*Input*
■ ■ ■
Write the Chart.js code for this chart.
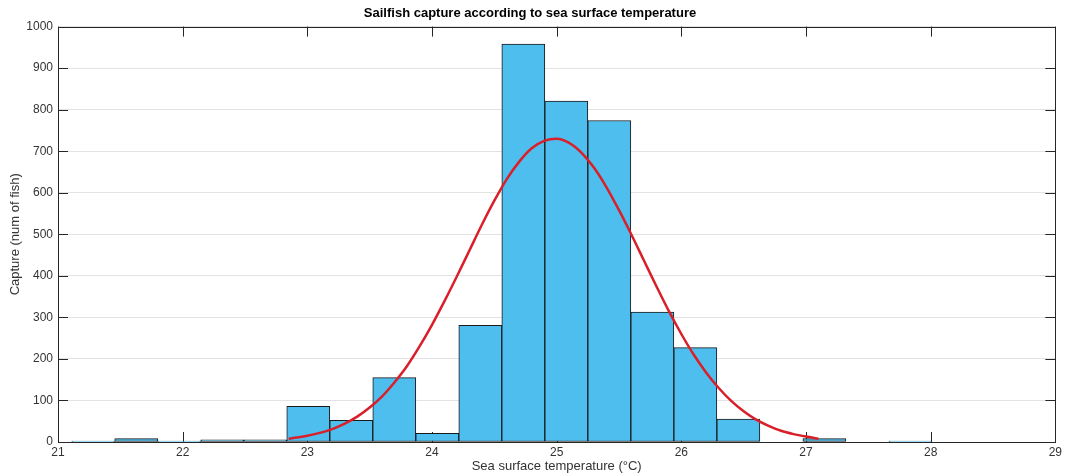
<!DOCTYPE html>
<html>
<head>
<meta charset="utf-8">
<script src="https://cdn.jsdelivr.net/npm/chart.js@4/dist/chart.umd.min.js"></script>
<style>
  body { margin: 0; background: #fff; }
  #wrap { width: 1065px; height: 476px; position: relative; }
</style>
</head>
<body>
<div id="wrap"><canvas id="chart"></canvas></div>
<script>
// histogram bin edges (°C) and counts per bin
const binEdges = [21.11, 21.455, 21.80, 22.145, 22.49, 22.835, 23.18, 23.525, 23.87, 24.215,
                  24.56, 24.905, 25.25, 25.595, 25.94, 26.285, 26.63, 26.975, 27.32, 27.665, 28.01];
const captureCounts = [2, 8, 2, 5, 5, 86, 52, 155, 21, 281, 958, 821, 774, 313, 227, 55, 0, 8, 0, 2];

// fitted curve
const curveX = [22.85, 22.9, 23.0, 23.1, 23.2, 23.3, 23.4, 23.5, 23.6, 23.7, 23.8, 23.9,
                24.0, 24.1, 24.2, 24.3, 24.4, 24.5, 24.6, 24.7, 24.8, 24.9,
                25.0, 25.1, 25.2, 25.3, 25.4, 25.5, 25.6, 25.7, 25.8, 25.9,
                26.0, 26.1, 26.2, 26.3, 26.4, 26.5, 26.6, 26.7, 26.8, 26.9, 27.0, 27.1];
const curveY = [8, 10, 15, 22, 31, 44, 61, 83, 110, 144, 183, 230,
                282, 339, 399, 461, 523, 581, 633, 675, 707, 725,
                730, 720, 696, 660, 613, 558, 499, 437, 375, 315,
                260, 210, 167, 130, 99, 74, 54, 39, 27, 19, 13, 8];

const xTicks = [21, 22, 23, 24, 25, 26, 27, 28, 29];
const yTicks = [0, 100, 200, 300, 400, 500, 600, 700, 800, 900, 1000];

const txt = '#333333';
const fontFam = '"Liberation Sans", Arial, Helvetica, sans-serif';

const barData = captureCounts.map((c, i) => ({ x: (binEdges[i] + binEdges[i + 1]) / 2, y: c }));
const lineData = curveX.map((x, i) => ({ x: x, y: curveY[i] }));

// MATLAB-like box with inward ticks on all sides
const boxTicks = {
  id: 'boxTicks',
  beforeDatasetsDraw(chart) {
    const { ctx, chartArea: a, scales: { x, y } } = chart;
    const len = 10;
    ctx.save();
    ctx.strokeStyle = '#262626';
    ctx.lineWidth = 1;
    ctx.beginPath();
    xTicks.forEach(v => {
      const px = Math.round(x.getPixelForValue(v)) + 0.5;
      ctx.moveTo(px, a.bottom); ctx.lineTo(px, a.bottom - len);
      ctx.moveTo(px, a.top); ctx.lineTo(px, a.top + len);
    });
    yTicks.forEach(v => {
      const py = Math.round(y.getPixelForValue(v)) + 0.5;
      ctx.moveTo(a.left, py); ctx.lineTo(a.left + len, py);
      ctx.moveTo(a.right, py); ctx.lineTo(a.right - len, py);
    });
    ctx.stroke();
    ctx.restore();
  },
  afterDatasetsDraw(chart) {
    const { ctx, chartArea: a } = chart;
    ctx.save();
    ctx.strokeStyle = '#262626';
    ctx.lineWidth = 1;
    ctx.strokeRect(Math.round(a.left) + 0.5, Math.round(a.top) + 0.5,
                   Math.round(a.right - a.left), Math.round(a.bottom - a.top));
    ctx.restore();
  }
};

new Chart(document.getElementById('chart'), {
  type: 'bar',
  data: {
    datasets: [
      {
        type: 'line',
        data: lineData,
        borderColor: '#d9202a',
        borderWidth: 2.5,
        pointRadius: 0,
        cubicInterpolationMode: 'monotone',
        fill: false,
        order: 0
      },
      {
        type: 'bar',
        data: barData,
        backgroundColor: '#4dbeee',
        borderColor: '#1a1a1a',
        borderWidth: 1,
        borderSkipped: false,
        barPercentage: 1,
        categoryPercentage: 1,
        order: 1
      }
    ]
  },
  options: {
    responsive: true,
    maintainAspectRatio: false,
    animation: false,
    layout: { padding: { left: 0, right: 5, top: 0, bottom: 0 } },
    plugins: {
      legend: { display: false },
      tooltip: { enabled: false },
      title: {
        display: true,
        text: 'Sailfish capture according to sea surface temperature',
        color: '#000',
        font: { family: fontFam, size: 13, weight: 'bold' },
        padding: { top: 6, bottom: 5 }
      }
    },
    scales: {
      x: {
        type: 'linear',
        min: 21,
        max: 29,
        offset: false,
        afterFit: s => { s.height = 34; },
        grid: { display: false, drawTicks: false, offset: false },
        border: { display: false },
        ticks: {
          stepSize: 1,
          color: txt,
          padding: 3,
          maxRotation: 0,
          font: { family: fontFam, size: 12 }
        },
        title: {
          display: true,
          text: 'Sea surface temperature (°C)',
          color: txt,
          font: { family: fontFam, size: 13 },
          padding: { top: 0, bottom: 2 }
        }
      },
      y: {
        min: 0,
        max: 1000,
        afterFit: s => { s.width = 58; },
        grid: { color: '#e3e3e3', lineWidth: 1, drawTicks: false },
        border: { display: false },
        ticks: {
          stepSize: 100,
          color: txt,
          padding: 5,
          callback: v => String(v),
          font: { family: fontFam, size: 12 }
        },
        title: {
          display: true,
          text: 'Capture (num of fish)',
          color: txt,
          font: { family: fontFam, size: 13 },
          padding: { top: 8, bottom: 0 }
        }
      }
    }
  },
  plugins: [boxTicks]
});
</script>
</body>
</html>
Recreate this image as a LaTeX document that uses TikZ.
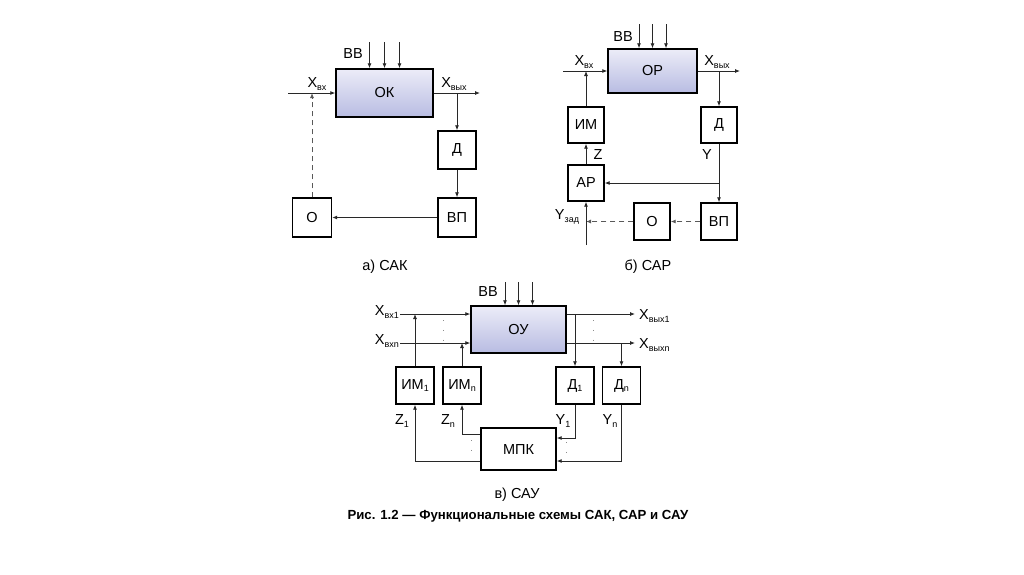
\documentclass[tikz,border=0pt]{standalone}
\usepackage{fontspec}
\setmainfont{Liberation Sans}
\usetikzlibrary{arrows.meta}
\newcommand\lsub[1]{{\fontsize{9}{9}\selectfont\raisebox{-2.4pt}{#1}}}
\definecolor{lnc}{HTML}{282828}
\definecolor{boxtop}{HTML}{ECECF8}
\definecolor{boxbot}{HTML}{B8BCE2}
\tikzset{
  txt/.style={font=\fontsize{14.5}{17}\selectfont, inner sep=0pt},
  blk/.style={draw=black, line width=1.4pt, inner sep=0pt, txt},
  bigblk/.style={blk, top color=boxtop, bottom color=boxbot},
  conn/.style={draw=lnc, line width=0.85pt},
  arr/.style={conn, -{Latex[length=5pt,width=4pt]}},
  darr/.style={arr, dashed, dash pattern=on 5pt off 4pt, draw=black!65},
  dotl/.style={draw=black!45, line width=0.8pt, dash pattern=on 0.8pt off 9pt},
}
\begin{document}
\begin{tikzpicture}[x=1pt,y=-1pt]
\useasboundingbox[fill=white] (0,0) rectangle (1024,574);

% ===== a) CAK =====
\node[bigblk, minimum width=97pt, minimum height=48pt] (ok) at (384.5,93) {ОК};
\node[blk, minimum width=38pt, minimum height=38pt] (ad) at (457,150) {Д};
\node[blk, minimum width=38pt, minimum height=39pt] (avp) at (457,217.5) {ВП};
\node[blk, minimum width=39pt, minimum height=39pt] (ao) at (312,217.5) {О};
\coordinate (ain) at (288,93);
\coordinate (aout) at (480,93);
\draw[arr] (ain) -- (ok.west);
\draw[arr] (ok.east) -- (aout);
\draw[arr] (ad.north |- ok.east) -- (ad.north);
\draw[arr] (ad) -- (avp);
\draw[arr] (avp) -- (ao);
\draw[darr] (ao.north) -- (ao.north |- ok.west);
\foreach \dx in {-15,0,15}
  \draw[arr] ([xshift=\dx pt, yshift=26pt]ok.north) -- ([xshift=\dx pt]ok.north);
\node[txt] (abb) at (353,54) {ВВ};
\node[txt] (axin) at (317,84) {X\lsub{вх}};
\node[txt] (axout) at (454,84) {X\lsub{вых}};
\node[txt] (acap) at (385,267) {а) САК};

% ===== b) CAP =====
\node[bigblk, minimum width=89pt, minimum height=44pt] (op) at (652.5,71) {ОР};
\node[blk, minimum width=36pt, minimum height=36pt] (bd) at (719,125) {Д};
\node[blk, minimum width=36pt, minimum height=36pt] (bim) at (586,125) {ИМ};
\node[blk, minimum width=36pt, minimum height=36pt] (bar) at (586,183) {АР};
\node[blk, minimum width=36pt, minimum height=37pt] (bvp) at (719,221.5) {ВП};
\node[blk, minimum width=36pt, minimum height=37pt] (bo) at (652,221.5) {О};
\coordinate (bin) at (563,71);
\coordinate (bout) at (740,71);
\coordinate (byz) at (586,245);
\draw[arr] (bin) -- (op.west);
\draw[arr] (op.east) -- (bout);
\draw[arr] (bd.north |- op.east) -- (bd.north);
\draw[arr] (bim.north) -- (bim.north |- op.west);
\draw[arr] (bar) -- (bim);
\draw[conn] (bd.south) -- (bd.south |- bar.east);
\draw[arr] (bd.south |- bar.east) -- (bar.east);
\draw[arr] (bd.south |- bar.east) -- (bvp.north);
\draw[darr] (bvp) -- (bo);
\draw[darr] (bo.west) -- (bar.south |- bo.west);
\draw[arr] (byz) -- (bar.south);
\foreach \dx in {-13.5,0,13.5}
  \draw[arr] ([xshift=\dx pt, yshift=24pt]op.north) -- ([xshift=\dx pt]op.north);
\node[txt] (bbb) at (623,37) {ВВ};
\node[txt] (bxin) at (584,62) {X\lsub{вх}};
\node[txt] (bxout) at (717,62) {X\lsub{вых}};
\node[txt] (bz) at (598,155) {Z};
\node[txt] (by) at (707,155) {Y};
\node[txt] (byzl) at (567,217) {Y\lsub{зад}};
\node[txt] (bcap) at (648,267) {б) САР};

% ===== c) CAY =====
\node[bigblk, minimum width=95pt, minimum height=47pt] (ou) at (518.5,329.5) {ОУ};
\node[blk, minimum width=38pt, minimum height=37pt] (im1) at (415,385.5) {ИМ\lsub{1}};
\node[blk, minimum width=38pt, minimum height=37pt] (imn) at (462,385.5) {ИМ\lsub{n}};
\node[blk, minimum width=38pt, minimum height=37pt] (d1) at (575,385.5) {Д\lsub{1}};
\node[blk, minimum width=38pt, minimum height=37pt] (dn) at (621.5,385.5) {Д\lsub{n}};
\node[blk, minimum width=75pt, minimum height=42pt] (mpk) at (518.5,449) {МПК};
\coordinate (in1) at (400,314);
\coordinate (inn) at (400,343);
\coordinate (out1) at (635,314);
\coordinate (outn) at (635,343);
\draw[arr] (in1) -- (in1 -| ou.west);
\draw[arr] (inn) -- (inn -| ou.west);
\draw[arr] (ou.east |- out1) -- (out1);
\draw[arr] (ou.east |- outn) -- (outn);
\draw[arr] (im1.north) -- (im1.north |- in1);
\draw[arr] (imn.north) -- (imn.north |- inn);
\draw[arr] (d1.north |- out1) -- (d1.north);
\draw[arr] (dn.north |- outn) -- (dn.north);
\draw[arr] (mpk.west |- 0,434) -| (imn.south);
\draw[arr] (mpk.west |- 0,461) -| (im1.south);
\draw[arr] (d1.south) |- (mpk.east |- 0,438);
\draw[arr] (dn.south) |- (mpk.east |- 0,461);
\draw[dotl] (443,320) -- (443,341);
\draw[dotl] (593,320) -- (593,341);
\draw[dotl] (471,440) -- (471,458);
\draw[dotl] (566,442) -- (566,459);
\foreach \dx in {-13.5,0,14}
  \draw[arr] ([xshift=\dx pt, yshift=23pt]ou.north) -- ([xshift=\dx pt]ou.north);
\node[txt] (cbb) at (488,292) {ВВ};
\node[txt, anchor=east] (cxin1) at (399,312) {X\lsub{вх1}};
\node[txt, anchor=east] (cxinn) at (399,341) {X\lsub{вхn}};
\node[txt, anchor=west] (cxo1) at (639,316) {X\lsub{вых1}};
\node[txt, anchor=west] (cxon) at (639,345) {X\lsub{выхn}};
\node[txt] (cz1) at (402,421) {Z\lsub{1}};
\node[txt] (czn) at (448,421) {Z\lsub{n}};
\node[txt] (cy1) at (563,421) {Y\lsub{1}};
\node[txt] (cyn) at (610,421) {Y\lsub{n}};
\node[txt] (ccap) at (517,495) {в) САУ};

\node[font=\fontsize{13.2}{15}\selectfont\bfseries, inner sep=0pt] (fig) at (518,516) {Рис. 1.2 — Функциональные схемы САК, САР и САУ};
\end{tikzpicture}
\end{document}
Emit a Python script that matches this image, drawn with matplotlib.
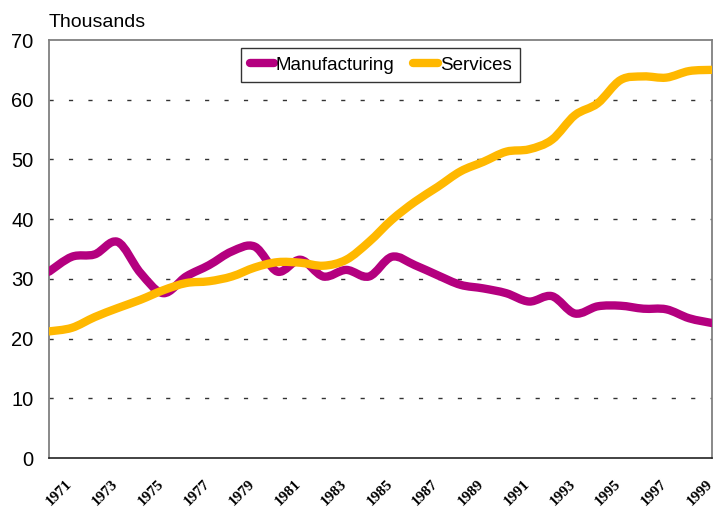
import matplotlib
matplotlib.use("Agg")
import matplotlib.pyplot as plt
import matplotlib.transforms as mtransforms
from matplotlib.path import Path
from matplotlib.patches import PathPatch
from matplotlib.lines import Line2D
import numpy as np

years = list(range(1970, 2000))
manufacturing = [31.2, 33.7, 34.1, 36.2, 31.0, 27.6, 30.4, 32.3, 34.6, 35.4,
                 31.2, 33.2, 30.4, 31.5, 30.4, 33.7, 32.3, 30.6, 29.0, 28.4,
                 27.6, 26.2, 27.1, 24.2, 25.4, 25.5, 25.0, 24.9, 23.4, 22.6]
services = [21.2, 21.8, 23.6, 25.1, 26.5, 28.1, 29.3, 29.6, 30.4, 31.9,
            32.8, 32.7, 32.2, 33.2, 36.2, 39.9, 42.9, 45.4, 48.0, 49.6,
            51.3, 51.7, 53.3, 57.4, 59.4, 63.3, 63.9, 63.7, 64.8, 65.0]
tick_years = list(range(1971, 2000, 2))

mag = "#B4007F"
yel = "#FFB800"

plt.rcParams['font.family'] = ['Liberation Sans', 'DejaVu Sans']

fig = plt.figure(figsize=(7.15, 5.09), dpi=100)
ax = fig.add_axes([49 / 715, 1 - 458 / 509, 663 / 715, 418 / 509])


def smooth_path(x, y):
    # bezier smoothing like a spreadsheet "smoothed line"
    x = np.asarray(x, float)
    y = np.asarray(y, float)
    n = len(x)
    verts = [(x[0], y[0])]
    codes = [Path.MOVETO]
    for i in range(n - 1):
        p0 = np.array([x[max(i - 1, 0)], y[max(i - 1, 0)]])
        p1 = np.array([x[i], y[i]])
        p2 = np.array([x[i + 1], y[i + 1]])
        p3 = np.array([x[min(i + 2, n - 1)], y[min(i + 2, n - 1)]])
        c1 = p1 + (p2 - p0) / 6
        c2 = p2 - (p3 - p1) / 6
        verts += [tuple(c1), tuple(c2), tuple(p2)]
        codes += [Path.CURVE4] * 3
    return Path(verts, codes)


for vals, col in [(manufacturing, mag), (services, yel)]:
    patch = PathPatch(smooth_path(years, vals), fill=False, edgecolor=col,
                      lw=6, capstyle='round', joinstyle='round', zorder=3)
    ax.add_patch(patch)

ax.set_xlim(1970, 1999)
ax.set_ylim(0, 70)

for v in range(10, 70, 10):
    ax.axhline(v, color="#333333", lw=1, dashes=(3, 11), zorder=1)

ax.set_yticks(range(0, 71, 10))
ax.tick_params(axis='y', length=0, pad=11, labelsize=14.5)
ax.set_xticks(tick_years)
ax.set_xticklabels([str(t) for t in tick_years], rotation=45, ha='right',
                   va='top', fontfamily='Liberation Serif', fontweight='bold',
                   fontsize=11)
ax.tick_params(axis='x', length=0, pad=14)
shift = mtransforms.ScaledTranslation(3 / 100, 0, fig.dpi_scale_trans)
for lab in ax.get_xticklabels():
    lab.set_transform(lab.get_transform() + shift)

for s in ['left', 'right', 'top']:
    ax.spines[s].set_color("#808080")
    ax.spines[s].set_linewidth(1.3)
ax.spines['bottom'].set_color("#222222")
ax.spines['bottom'].set_linewidth(1.2)

handles = [Line2D([], [], color=mag, lw=6, solid_capstyle='round'),
           Line2D([], [], color=yel, lw=6, solid_capstyle='round')]
leg = ax.legend(handles, ["Manufacturing", "Services"], loc='upper center',
                bbox_to_anchor=(0.5, 0.981), ncol=2, fontsize=13.5,
                handlelength=1.3, handletextpad=0.1, columnspacing=1.0,
                fancybox=False, framealpha=1, edgecolor="#333333",
                borderpad=0.45, borderaxespad=0)
leg.get_frame().set_linewidth(1)

fig.text(49 / 715, 1 - 27 / 509, "Thousands", fontsize=14, va='baseline', ha='left')

fig.savefig("out.png", dpi=100)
■ ■ ■
*Exercise task*
In the records above, find the line containing "const lineData = curveX.map((x, i)" and output every line from the first through that one, exactly, omitting pictures.

*In response*
Write the Chart.js code for this chart.
<!DOCTYPE html>
<html>
<head>
<meta charset="utf-8">
<script src="https://cdn.jsdelivr.net/npm/chart.js@4/dist/chart.umd.min.js"></script>
<style>
  body { margin: 0; background: #fff; }
  #wrap { width: 1065px; height: 476px; position: relative; }
</style>
</head>
<body>
<div id="wrap"><canvas id="chart"></canvas></div>
<script>
// histogram bin edges (°C) and counts per bin
const binEdges = [21.11, 21.455, 21.80, 22.145, 22.49, 22.835, 23.18, 23.525, 23.87, 24.215,
                  24.56, 24.905, 25.25, 25.595, 25.94, 26.285, 26.63, 26.975, 27.32, 27.665, 28.01];
const captureCounts = [2, 8, 2, 5, 5, 86, 52, 155, 21, 281, 958, 821, 774, 313, 227, 55, 0, 8, 0, 2];

// fitted curve
const curveX = [22.85, 22.9, 23.0, 23.1, 23.2, 23.3, 23.4, 23.5, 23.6, 23.7, 23.8, 23.9,
                24.0, 24.1, 24.2, 24.3, 24.4, 24.5, 24.6, 24.7, 24.8, 24.9,
                25.0, 25.1, 25.2, 25.3, 25.4, 25.5, 25.6, 25.7, 25.8, 25.9,
                26.0, 26.1, 26.2, 26.3, 26.4, 26.5, 26.6, 26.7, 26.8, 26.9, 27.0, 27.1];
const curveY = [8, 10, 15, 22, 31, 44, 61, 83, 110, 144, 183, 230,
                282, 339, 399, 461, 523, 581, 633, 675, 707, 725,
                730, 720, 696, 660, 613, 558, 499, 437, 375, 315,
                260, 210, 167, 130, 99, 74, 54, 39, 27, 19, 13, 8];

const xTicks = [21, 22, 23, 24, 25, 26, 27, 28, 29];
const yTicks = [0, 100, 200, 300, 400, 500, 600, 700, 800, 900, 1000];

const txt = '#333333';
const fontFam = '"Liberation Sans", Arial, Helvetica, sans-serif';

const barData = captureCounts.map((c, i) => ({ x: (binEdges[i] + binEdges[i + 1]) / 2, y: c }));
const lineData = curveX.map((x, i) => ({ x: x, y: curveY[i] }));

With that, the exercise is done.